Data section
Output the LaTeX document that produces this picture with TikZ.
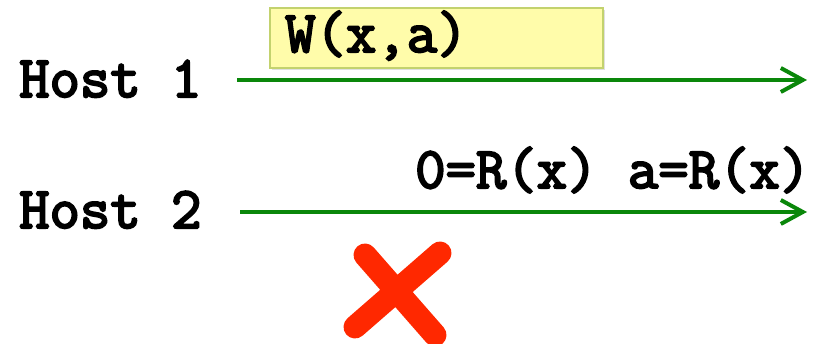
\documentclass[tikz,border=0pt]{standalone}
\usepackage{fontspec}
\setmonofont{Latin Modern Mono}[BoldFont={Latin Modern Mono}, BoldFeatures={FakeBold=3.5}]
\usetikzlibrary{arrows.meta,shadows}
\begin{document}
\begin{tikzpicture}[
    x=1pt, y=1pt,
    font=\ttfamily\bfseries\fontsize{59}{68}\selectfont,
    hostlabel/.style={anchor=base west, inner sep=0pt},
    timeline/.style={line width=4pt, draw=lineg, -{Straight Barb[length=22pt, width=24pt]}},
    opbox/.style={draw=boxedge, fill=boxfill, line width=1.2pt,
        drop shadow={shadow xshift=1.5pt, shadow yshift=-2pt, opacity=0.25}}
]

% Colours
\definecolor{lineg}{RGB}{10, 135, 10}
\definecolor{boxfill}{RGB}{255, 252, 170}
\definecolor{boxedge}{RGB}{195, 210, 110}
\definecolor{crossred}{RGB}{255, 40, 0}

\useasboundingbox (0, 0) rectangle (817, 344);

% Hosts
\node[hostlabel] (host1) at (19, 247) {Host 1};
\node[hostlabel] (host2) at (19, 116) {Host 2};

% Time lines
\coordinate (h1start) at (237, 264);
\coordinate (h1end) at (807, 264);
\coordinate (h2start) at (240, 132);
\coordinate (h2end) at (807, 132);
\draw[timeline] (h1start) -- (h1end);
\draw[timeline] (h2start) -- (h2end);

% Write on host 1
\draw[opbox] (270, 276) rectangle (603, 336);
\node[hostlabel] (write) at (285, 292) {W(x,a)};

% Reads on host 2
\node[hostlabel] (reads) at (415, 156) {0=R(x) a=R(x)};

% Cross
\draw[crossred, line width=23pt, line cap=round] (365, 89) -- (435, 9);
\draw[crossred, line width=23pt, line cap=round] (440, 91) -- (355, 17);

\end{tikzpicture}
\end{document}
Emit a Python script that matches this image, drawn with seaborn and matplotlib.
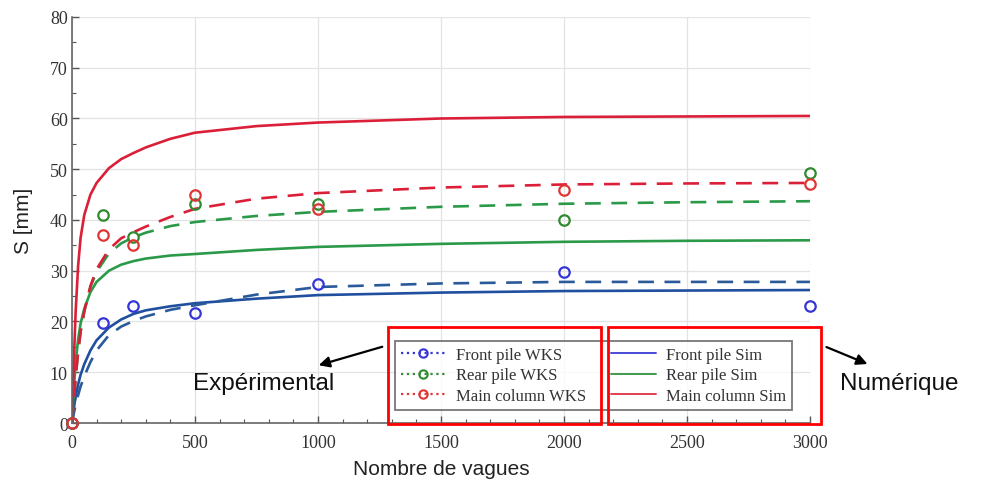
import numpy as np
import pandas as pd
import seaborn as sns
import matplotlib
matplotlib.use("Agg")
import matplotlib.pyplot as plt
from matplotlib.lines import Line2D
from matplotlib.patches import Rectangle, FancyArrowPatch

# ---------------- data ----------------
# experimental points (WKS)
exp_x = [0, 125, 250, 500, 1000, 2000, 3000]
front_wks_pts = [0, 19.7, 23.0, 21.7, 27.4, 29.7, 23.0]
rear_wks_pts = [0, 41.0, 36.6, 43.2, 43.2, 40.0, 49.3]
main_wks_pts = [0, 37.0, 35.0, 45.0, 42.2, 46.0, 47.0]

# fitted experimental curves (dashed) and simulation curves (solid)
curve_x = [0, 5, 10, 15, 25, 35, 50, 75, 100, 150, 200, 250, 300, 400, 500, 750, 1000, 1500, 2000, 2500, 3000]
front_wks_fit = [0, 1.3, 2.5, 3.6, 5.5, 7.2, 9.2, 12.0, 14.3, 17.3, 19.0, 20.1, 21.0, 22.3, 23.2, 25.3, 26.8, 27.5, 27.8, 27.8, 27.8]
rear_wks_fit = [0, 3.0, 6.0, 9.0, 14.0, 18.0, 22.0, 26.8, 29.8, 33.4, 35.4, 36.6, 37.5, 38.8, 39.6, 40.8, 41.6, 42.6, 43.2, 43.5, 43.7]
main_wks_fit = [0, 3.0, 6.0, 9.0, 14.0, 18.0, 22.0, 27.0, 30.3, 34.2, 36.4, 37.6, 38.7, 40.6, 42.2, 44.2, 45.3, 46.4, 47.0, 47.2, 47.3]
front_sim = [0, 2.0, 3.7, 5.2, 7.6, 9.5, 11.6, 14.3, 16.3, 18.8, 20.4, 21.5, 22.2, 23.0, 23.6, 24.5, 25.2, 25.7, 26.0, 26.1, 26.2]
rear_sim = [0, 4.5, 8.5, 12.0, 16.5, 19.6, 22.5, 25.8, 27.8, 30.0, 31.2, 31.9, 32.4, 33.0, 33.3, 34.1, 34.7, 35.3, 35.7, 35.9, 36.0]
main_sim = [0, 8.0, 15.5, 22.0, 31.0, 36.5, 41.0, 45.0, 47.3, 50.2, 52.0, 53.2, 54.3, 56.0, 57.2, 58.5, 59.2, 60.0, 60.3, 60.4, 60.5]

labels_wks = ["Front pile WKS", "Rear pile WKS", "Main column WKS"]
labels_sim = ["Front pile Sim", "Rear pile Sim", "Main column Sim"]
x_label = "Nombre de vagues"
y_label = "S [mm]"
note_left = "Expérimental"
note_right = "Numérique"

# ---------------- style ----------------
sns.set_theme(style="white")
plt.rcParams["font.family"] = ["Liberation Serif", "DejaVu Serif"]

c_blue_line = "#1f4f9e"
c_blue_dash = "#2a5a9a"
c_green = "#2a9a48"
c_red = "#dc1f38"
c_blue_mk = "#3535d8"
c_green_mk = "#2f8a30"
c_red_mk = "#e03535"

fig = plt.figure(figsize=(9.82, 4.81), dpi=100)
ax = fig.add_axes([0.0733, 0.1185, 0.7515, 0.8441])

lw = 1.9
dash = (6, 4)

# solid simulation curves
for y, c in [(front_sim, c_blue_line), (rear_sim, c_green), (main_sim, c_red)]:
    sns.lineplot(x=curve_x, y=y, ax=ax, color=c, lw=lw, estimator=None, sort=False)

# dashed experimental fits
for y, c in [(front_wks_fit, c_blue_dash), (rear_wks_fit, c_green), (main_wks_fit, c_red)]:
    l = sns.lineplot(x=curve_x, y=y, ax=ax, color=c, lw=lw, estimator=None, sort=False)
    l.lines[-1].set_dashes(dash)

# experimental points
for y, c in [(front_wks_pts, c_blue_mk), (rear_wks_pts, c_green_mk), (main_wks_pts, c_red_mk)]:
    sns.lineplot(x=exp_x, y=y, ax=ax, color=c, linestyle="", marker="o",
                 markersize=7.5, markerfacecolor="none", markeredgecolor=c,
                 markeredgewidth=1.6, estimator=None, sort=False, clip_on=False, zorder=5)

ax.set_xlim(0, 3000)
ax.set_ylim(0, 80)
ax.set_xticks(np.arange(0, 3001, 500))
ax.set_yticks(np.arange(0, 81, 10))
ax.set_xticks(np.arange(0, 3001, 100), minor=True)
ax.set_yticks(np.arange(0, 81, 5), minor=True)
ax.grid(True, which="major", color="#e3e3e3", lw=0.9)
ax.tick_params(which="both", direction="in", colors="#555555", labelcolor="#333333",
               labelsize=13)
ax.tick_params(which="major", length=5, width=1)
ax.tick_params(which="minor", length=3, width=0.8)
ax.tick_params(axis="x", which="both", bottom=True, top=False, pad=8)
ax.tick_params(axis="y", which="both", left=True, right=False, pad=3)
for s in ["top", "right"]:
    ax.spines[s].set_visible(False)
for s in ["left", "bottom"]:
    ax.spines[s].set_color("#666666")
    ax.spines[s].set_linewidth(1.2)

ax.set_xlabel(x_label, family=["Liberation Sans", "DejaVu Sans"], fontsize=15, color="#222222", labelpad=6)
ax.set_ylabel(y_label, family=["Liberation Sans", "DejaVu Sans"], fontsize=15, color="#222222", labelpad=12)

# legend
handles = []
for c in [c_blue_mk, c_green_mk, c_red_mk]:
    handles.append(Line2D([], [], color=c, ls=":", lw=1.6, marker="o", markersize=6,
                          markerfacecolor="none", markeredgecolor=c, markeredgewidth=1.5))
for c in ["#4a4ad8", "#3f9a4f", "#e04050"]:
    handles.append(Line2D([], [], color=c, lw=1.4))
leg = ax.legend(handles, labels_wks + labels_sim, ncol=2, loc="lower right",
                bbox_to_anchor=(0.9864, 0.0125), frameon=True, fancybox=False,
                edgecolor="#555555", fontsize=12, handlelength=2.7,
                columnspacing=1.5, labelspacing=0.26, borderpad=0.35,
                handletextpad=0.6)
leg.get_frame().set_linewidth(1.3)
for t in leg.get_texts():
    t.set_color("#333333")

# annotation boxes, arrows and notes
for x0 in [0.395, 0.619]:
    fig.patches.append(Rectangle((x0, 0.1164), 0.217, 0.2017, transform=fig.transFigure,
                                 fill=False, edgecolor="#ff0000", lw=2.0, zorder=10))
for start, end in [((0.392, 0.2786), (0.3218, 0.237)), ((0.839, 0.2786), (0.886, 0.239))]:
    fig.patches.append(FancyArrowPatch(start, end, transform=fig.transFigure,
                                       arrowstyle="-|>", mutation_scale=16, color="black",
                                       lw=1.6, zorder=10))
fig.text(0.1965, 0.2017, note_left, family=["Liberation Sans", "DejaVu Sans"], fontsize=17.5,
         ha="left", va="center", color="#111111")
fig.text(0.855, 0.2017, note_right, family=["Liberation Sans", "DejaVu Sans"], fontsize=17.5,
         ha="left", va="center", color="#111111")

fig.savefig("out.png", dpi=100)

What you will do
Return exactly the lines from the one with "Emit a Python" to the one with "main_wks_pts = [0, 37.0, 35.0, 45.0, 42.2, 46.0, 47.0]", inclusive, and nothing else; skip the pictures.

Result of the exercise
Emit a Python script that matches this image, drawn with seaborn and matplotlib.
import numpy as np
import pandas as pd
import seaborn as sns
import matplotlib
matplotlib.use("Agg")
import matplotlib.pyplot as plt
from matplotlib.lines import Line2D
from matplotlib.patches import Rectangle, FancyArrowPatch

# ---------------- data ----------------
# experimental points (WKS)
exp_x = [0, 125, 250, 500, 1000, 2000, 3000]
front_wks_pts = [0, 19.7, 23.0, 21.7, 27.4, 29.7, 23.0]
rear_wks_pts = [0, 41.0, 36.6, 43.2, 43.2, 40.0, 49.3]
main_wks_pts = [0, 37.0, 35.0, 45.0, 42.2, 46.0, 47.0]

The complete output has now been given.